The Budget 2017: a view from CBRE Residential

Chancellor Philip Hammond has delivered his second Budget, where housing reforms takes centre stage. 

Jennet Siebrits, Head of Residential Research, CBRE UK:

“Chancellor Phillip Hammond has again committed to providing funds geared towards driving housebuilding, housing infrastructure and increasing new homes supply.

 

Today, the Chancellor pledged a further £15.3bn in to housing initiatives over the next five years. This includes an additional £1.5bn towards the Home Building Fund aimed at supporting SME’s, a further £2.7bn towards housing infrastructure, £400m towards estate regeneration, and £34m for training initiatives to increase construction worker numbers. The latter is imperative to not only drive housing supply, but also for boosting local economies.

 

His biggest announcement however was a welcome abolition of the Stamp Duty tax for all first-time buyers purchasing a property up to £300,000, and on the first £300,000 for purchases up to £500,000.

 

Whilst this measure makes positive headlines, and will enable more first time buyers to get in to new homes, the reality is that this policy change will have different impacts across the UK. It will be clearly more effective in regional centers where average house prices are more aligned with national averages and wage growth.

 

The tax relief is likely to have a more marginal impact on first time buyers in the capital, with an average London property costing £481,556 (based on Land Registry HPI).

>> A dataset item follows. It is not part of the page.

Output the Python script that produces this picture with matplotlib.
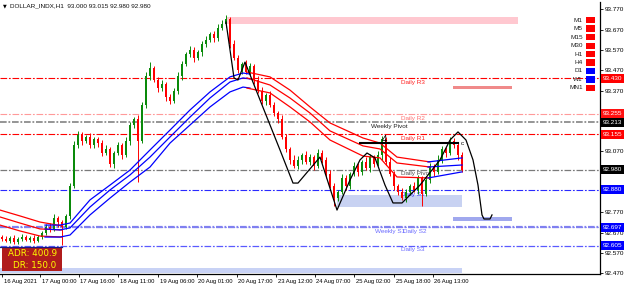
import matplotlib
matplotlib.use('Agg')
import matplotlib.pyplot as plt
import matplotlib.transforms as mtransforms
from matplotlib.patches import Rectangle
import numpy as np

FONT = ['Liberation Sans', 'DejaVu Sans']
plt.rcParams['font.family'] = FONT
FS = 4.6

# ---- candles (H1), one every bar, open = previous close ----
first_open = 92.650
closes = [92.640, 92.630, 92.645, 92.625, 92.640, 92.650, 92.635, 92.645, 92.630, 92.650,
          92.670, 92.700, 92.690, 92.740, 92.720, 92.700, 92.750, 92.900, 93.100, 93.150,
          93.120, 93.140, 93.100, 93.130, 93.110, 93.060, 93.080, 93.010, 93.060, 93.100,
          93.050, 93.120, 93.200, 93.230, 93.120, 93.300, 93.440, 93.480, 93.420, 93.380,
          93.400, 93.340, 93.320, 93.370, 93.440, 93.500, 93.550, 93.570, 93.530, 93.560,
          93.600, 93.620, 93.650, 93.630, 93.680, 93.700, 93.720, 93.600, 93.530, 93.470,
          93.500, 93.460, 93.490, 93.420, 93.370, 93.320, 93.350, 93.300, 93.260, 93.230,
          93.140, 93.080, 93.030, 93.000, 93.030, 93.050, 93.020, 93.040, 93.000, 93.060,
          93.030, 92.960, 92.900, 92.840, 92.870, 92.940, 92.900, 92.960, 93.000, 92.970,
          93.020, 92.990, 93.040, 93.010, 93.050, 93.130, 93.020, 92.960, 92.900, 92.870,
          92.840, 92.870, 92.900, 92.880, 92.940, 92.860, 92.930, 93.000, 92.970, 93.030,
          93.080, 93.060, 93.120, 93.100, 93.050, 92.980]
wick_up = [0.010, 0.012, 0.008, 0.015, 0.010, 0.012, 0.010, 0.008, 0.012, 0.010,
           0.010, 0.012, 0.015, 0.020, 0.010, 0.012, 0.010, 0.015, 0.020, 0.020,
           0.015, 0.010, 0.020, 0.012, 0.010, 0.015, 0.020, 0.010, 0.012, 0.015,
           0.010, 0.020, 0.015, 0.010, 0.020, 0.015, 0.020, 0.030, 0.010, 0.015,
           0.020, 0.010, 0.015, 0.010, 0.020, 0.015, 0.010, 0.020, 0.015, 0.010,
           0.015, 0.020, 0.010, 0.015, 0.020, 0.015, 0.020, 0.010, 0.020, 0.015,
           0.010, 0.020, 0.015, 0.010, 0.020, 0.015, 0.010, 0.020, 0.015, 0.010,
           0.020, 0.015, 0.010, 0.020, 0.015, 0.010, 0.020, 0.015, 0.010, 0.020,
           0.015, 0.010, 0.020, 0.015, 0.010, 0.020, 0.015, 0.010, 0.020, 0.015,
           0.010, 0.020, 0.015, 0.010, 0.020, 0.015, 0.010, 0.020, 0.015, 0.010,
           0.020, 0.015, 0.010, 0.020, 0.015, 0.010, 0.020, 0.015, 0.010, 0.020,
           0.015, 0.010, 0.020, 0.015, 0.010, 0.015]
wick_dn = [0.010, 0.008, 0.012, 0.010, 0.012, 0.010, 0.008, 0.012, 0.010, 0.008,
           0.012, 0.010, 0.015, 0.010, 0.020, 0.090, 0.012, 0.015, 0.010, 0.015,
           0.020, 0.010, 0.015, 0.012, 0.020, 0.015, 0.010, 0.015, 0.020, 0.010,
           0.015, 0.010, 0.020, 0.015, 0.200, 0.010, 0.015, 0.020, 0.010, 0.015,
           0.010, 0.020, 0.015, 0.010, 0.015, 0.020, 0.010, 0.015, 0.020, 0.010,
           0.020, 0.015, 0.010, 0.020, 0.015, 0.010, 0.015, 0.020, 0.010, 0.015,
           0.020, 0.010, 0.015, 0.020, 0.010, 0.015, 0.020, 0.010, 0.015, 0.020,
           0.010, 0.015, 0.020, 0.010, 0.015, 0.020, 0.010, 0.015, 0.020, 0.010,
           0.015, 0.020, 0.010, 0.040, 0.015, 0.010, 0.020, 0.015, 0.010, 0.020,
           0.015, 0.010, 0.020, 0.015, 0.010, 0.020, 0.015, 0.010, 0.020, 0.015,
           0.010, 0.020, 0.015, 0.010, 0.020, 0.060, 0.010, 0.015, 0.020, 0.010,
           0.015, 0.020, 0.010, 0.015, 0.020, 0.010]

# ---- moving average envelopes (x in bars) ----
red1_x = [0, 5, 10, 15.5]
red1_up = [92.781, 92.752, 92.722, 92.703]
red1_mid = [92.747, 92.717, 92.688, 92.683]
red1_lo = [92.707, 92.678, 92.653, 92.648]

blue1_x = [11.25, 15, 17.5, 22.5, 27.5, 32.5, 37.5, 42.5, 47.5, 52.5, 57.5, 60.75, 62.5]
blue1_up = [92.707, 92.707, 92.717, 92.831, 92.904, 92.978, 93.077, 93.175, 93.274, 93.363, 93.437, 93.456, 93.451]
blue1_mid = [92.688, 92.683, 92.693, 92.796, 92.880, 92.954, 93.042, 93.141, 93.239, 93.333, 93.412, 93.432, 93.427]
blue1_lo = [92.648, 92.648, 92.658, 92.757, 92.840, 92.919, 92.993, 93.111, 93.200, 93.289, 93.363, 93.387, 93.382]

red2_x = [61.75, 67.5, 72.5, 77.5, 82.5, 90.75, 95, 99.25, 107.5]
red2_up = [93.461, 93.437, 93.372, 93.289, 93.210, 93.136, 93.111, 93.042, 93.018]
red2_mid = [93.432, 93.397, 93.333, 93.259, 93.171, 93.097, 93.082, 93.013, 92.993]
red2_lo = [93.382, 93.358, 93.289, 93.215, 93.126, 93.047, 93.038, 92.944, 92.939]

blue2_x = [107, 111.25, 115.5]
blue2_up = [93.018, 93.028, 93.038]
blue2_mid = [92.993, 92.998, 93.003]
blue2_lo = [92.939, 92.954, 92.969]

# ---- hand drawn path ----
path_x = [56.5, 57.5, 58.5, 59.5, 61.25, 65.5, 70, 73.25, 74.5, 80, 84.25, 87.5, 90, 91.75,
          93.75, 96.25, 98.25, 100.5, 105, 110, 112.5, 114.5, 116.5, 118.25, 119.5, 120.5,
          121, 122.5, 123]
path_p = [93.707, 93.570, 93.432, 93.422, 93.510, 93.299, 93.077, 92.914, 92.914, 93.042,
          92.781, 92.929, 93.028, 93.062, 93.038, 92.904, 92.816, 92.816, 92.904, 93.028,
          93.126, 93.166, 93.126, 93.028, 92.904, 92.757, 92.737, 92.737, 92.757]

# ---- pivot levels ----
level_names = ['Daily R3', 'Daily R2', 'Weekly Pivot', 'Daily R1', 'Daily Pivot',
               'Daily S1', 'Weekly S1', 'Daily S2', 'Daily S3']
level_prices = [93.430, 93.255, 93.213, 93.155, 92.980, 92.880, 92.697, 92.697, 92.605]
level_colors = ['#ff0000', '#ff9a9a', '#8c8c8c', '#ff0000', '#7a7a7a',
                '#2a2aff', '#8080f0', '#8080f0', '#5a5aff']
label_colors = ['#ff2020', '#ff7070', '#202020', '#ff2020', '#505050',
                '#2a2aff', '#6a6aff', '#6a6aff', '#6a6aff']
level_widths = [0.8, 0.8, 1.3, 0.8, 0.9, 0.8, 1.6, 0.8, 0.9]
label_x = [103.25, 103.25, 97.25, 103.25, 104, 103.25, 97.5, 103.75, 103.25]

box_prices = [93.430, 93.255, 93.213, 93.155, 92.980, 92.880, 92.697, 92.605]
box_colors = ['#ff0000', '#ff1010', '#000000', '#ff0000', '#000000', '#0000ff', '#0000ff', '#0000ff']

# zones: (x0, x1, p0, p1, colour)
zones = [(56.75, 129.5, 93.697, 93.732, '#ffc8d0'),
         (113.25, 128, 93.377, 93.392, '#f08a8a'),
         (84.25, 115.5, 92.797, 92.856, '#c8d2f2'),
         (113.25, 128, 92.727, 92.747, '#a0a8ee'),
         (0, 115.5, 92.472, 92.496, '#c8d2f5')]

time_pos = [0.5, 10, 19.75, 29.5, 39.5, 49.25, 59.25, 69, 78.75, 88.5, 98.5, 108.25]
time_labels = ['16 Aug 2021', '17 Aug 00:00', '17 Aug 16:00', '18 Aug 11:00', '19 Aug 06:00',
               '20 Aug 01:00', '20 Aug 17:00', '23 Aug 12:00', '24 Aug 07:00', '25 Aug 02:00',
               '25 Aug 18:00', '26 Aug 13:00']
price_ticks = [92.470, 92.570, 92.670, 92.770, 92.870, 92.970, 93.070, 93.170, 93.270,
               93.370, 93.470, 93.570, 93.670, 93.770]
# scale labels that sit fully under a price box
hidden_ticks = [92.870, 92.970, 93.170]

tf_names = ['M1', 'M5', 'M15', 'M30', 'H1', 'H4', 'D1', 'W1', 'MN1']
tf_colors = ['#ff0000'] * 6 + ['#0000ff', '#0000ff', '#ff0000']

GREEN = '#0a8a0a'
RED = '#ff0000'

fig = plt.figure(figsize=(6.25, 2.87), dpi=100)
ax = fig.add_axes([0, 13 / 287, 600 / 625, 272 / 287])
ax.set_xlim(0, 150)
ax.set_ylim(92.466, 93.806)

for x0, x1, p0, p1, col in zones:
    ax.add_patch(Rectangle((x0, p0), x1 - x0, p1 - p0, fc=col, ec='none', zorder=0.5))

for name, p, col, lcol, lw, lx in zip(level_names, level_prices, level_colors,
                                       label_colors, level_widths, label_x):
    k = 0.8 / lw
    ax.axhline(p, color=col, lw=lw, ls=(0, (6 * k, 1.6 * k, 1.6 * k, 1.6 * k)), zorder=1)
    ax.annotate(name, (lx, p), xytext=(0, -1.2), textcoords='offset points',
                ha='center', va='top', fontsize=FS, color=lcol, zorder=2)

# candles
x = np.arange(len(closes)) + 0.5
c = np.array(closes)
o = np.array([first_open] + closes[:-1])
hi = np.maximum(o, c) + np.array(wick_up)
lo = np.minimum(o, c) - np.array(wick_dn)
cols = np.where(c >= o, GREEN, RED)
ax.vlines(x, lo, hi, colors=cols, lw=0.7, zorder=4)
ax.bar(x, np.maximum(np.abs(c - o), 0.004), bottom=np.minimum(o, c), width=0.5,
       color=cols, zorder=4)

# envelopes
for xs, ys, col in [(red1_x, red1_up, RED), (red1_x, red1_mid, RED), (red1_x, red1_lo, RED),
                    (blue1_x, blue1_up, '#0000ff'), (blue1_x, blue1_mid, '#0000ff'),
                    (blue1_x, blue1_lo, '#0000ff'),
                    (red2_x, red2_up, RED), (red2_x, red2_mid, RED), (red2_x, red2_lo, RED),
                    (blue2_x, blue2_up, '#0000ff'), (blue2_x, blue2_mid, '#0000ff'),
                    (blue2_x, blue2_lo, '#0000ff')]:
    ax.plot(xs, ys, color=col, lw=0.9, zorder=5, solid_joinstyle='round')

# drawn path and marks
ax.plot(path_x, path_p, color='black', lw=0.9, zorder=6, solid_joinstyle='round')
ax.plot([90, 114.5], [93.110, 93.110], color='black', lw=1.5, zorder=6)
ax.text(96.25, 93.128, '4', fontsize=7, ha='center', va='center', zorder=7)
ax.text(115.6, 93.108, 'c', fontsize=4.5, ha='center', va='center', zorder=7)

# ADR box
ax.add_patch(Rectangle((0.5, 92.483), 15, 0.114, fc='#b01c1c', ec='none', zorder=8))
ax.plot([0, 15.5], [92.600, 92.600], color='#1a1a80', lw=0.9, zorder=8)
ax.text(2.0, 92.567, 'ADR: 400.9', fontsize=6.3, color='#ffff00', va='center', ha='left',
        zorder=9, family='DejaVu Sans')
ax.text(3.3, 92.510, 'DR: 150.0', fontsize=6.3, color='#ffff00', va='center', ha='left',
        zorder=9, family='DejaVu Sans')

# axes styling
for s in ['top', 'left']:
    ax.spines[s].set_visible(False)
ax.spines['right'].set_linewidth(0.9)
ax.spines['bottom'].set_linewidth(0.9)
ax.yaxis.tick_right()
ax.set_yticks(price_ticks)
ax.set_yticklabels(['' if t in hidden_ticks else '%.3f' % t for t in price_ticks])
ax.tick_params(axis='y', length=2.2, width=0.6, pad=1, labelsize=FS)
ax.set_xticks(time_pos)
ax.set_xticklabels(time_labels, ha='left')
ax.tick_params(axis='x', length=2.2, width=0.6, pad=1.5, labelsize=4.2)
off = mtransforms.ScaledTranslation(1.5 / 100, 0, fig.dpi_scale_trans)
for lab in ax.get_xticklabels():
    lab.set_transform(lab.get_transform() + off)

# price boxes on right scale
bt = mtransforms.blended_transform_factory(ax.transAxes, ax.transData)
for p, col in zip(box_prices, box_colors):
    ax.add_patch(Rectangle((1.0015, p - 0.022), 0.038, 0.044, fc=col, ec='none',
                           transform=bt, clip_on=False, zorder=10))
    ax.text(1.004, p, '%.3f' % p, transform=bt, color='white', fontsize=FS,
            ha='left', va='center', zorder=11, clip_on=False)

# timeframe panel
tf_y = [20, 28.5, 37, 45.5, 54, 62.5, 71, 79.5, 88]
for name, yy, col in zip(tf_names, tf_y, tf_colors):
    fig.text(583 / 625, 1 - yy / 287, name, fontsize=FS, ha='right', va='center',
             color='#202020')
    fig.patches.append(Rectangle((586 / 625, 1 - (yy + 3) / 287), 9 / 625, 6 / 287,
                                 fc=col, ec='none', transform=fig.transFigure, figure=fig))

# title
fig.text(3 / 625, 1 - 6 / 287, '\u25bc', fontsize=3.5, ha='left', va='center',
         family='DejaVu Sans')
fig.text(10 / 625, 1 - 6 / 287, 'DOLLAR_INDX,H1  93.000 93.015 92.980 92.980',
         fontsize=FS, ha='left', va='center', color='#101010')

fig.savefig('out.png', dpi=100)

To ensure it doesn't just translate to higher prices, housebuilders will need to deliver quality housing to match the demand.  The proposed new policy on promoting minimum city centre housing densities may well assist on this.

 

The Chancellor addressed issues around planning and land supply. A £1.1bn fund has been put in place to “unlock strategic sites” for regeneration and housing supply, including new settlements and ‘garden towns’. This initiative sounds promising, but to create viable regeneration projects at a pace that enables us to really challenge the housing shortage, housing developers and planning associations must be fully collaborative. This will bring new homes forward at a faster rate, allowing us to go one step further that the Government’s promise of an average of 300,000 new homes developed per year by the mid 2020’s.

 

Hopefully this fund, combined with ongoing infrastructure investment, will continue to help provide better roads and transport links for those sites that are currently inaccessible and unviable for large scale housing development.”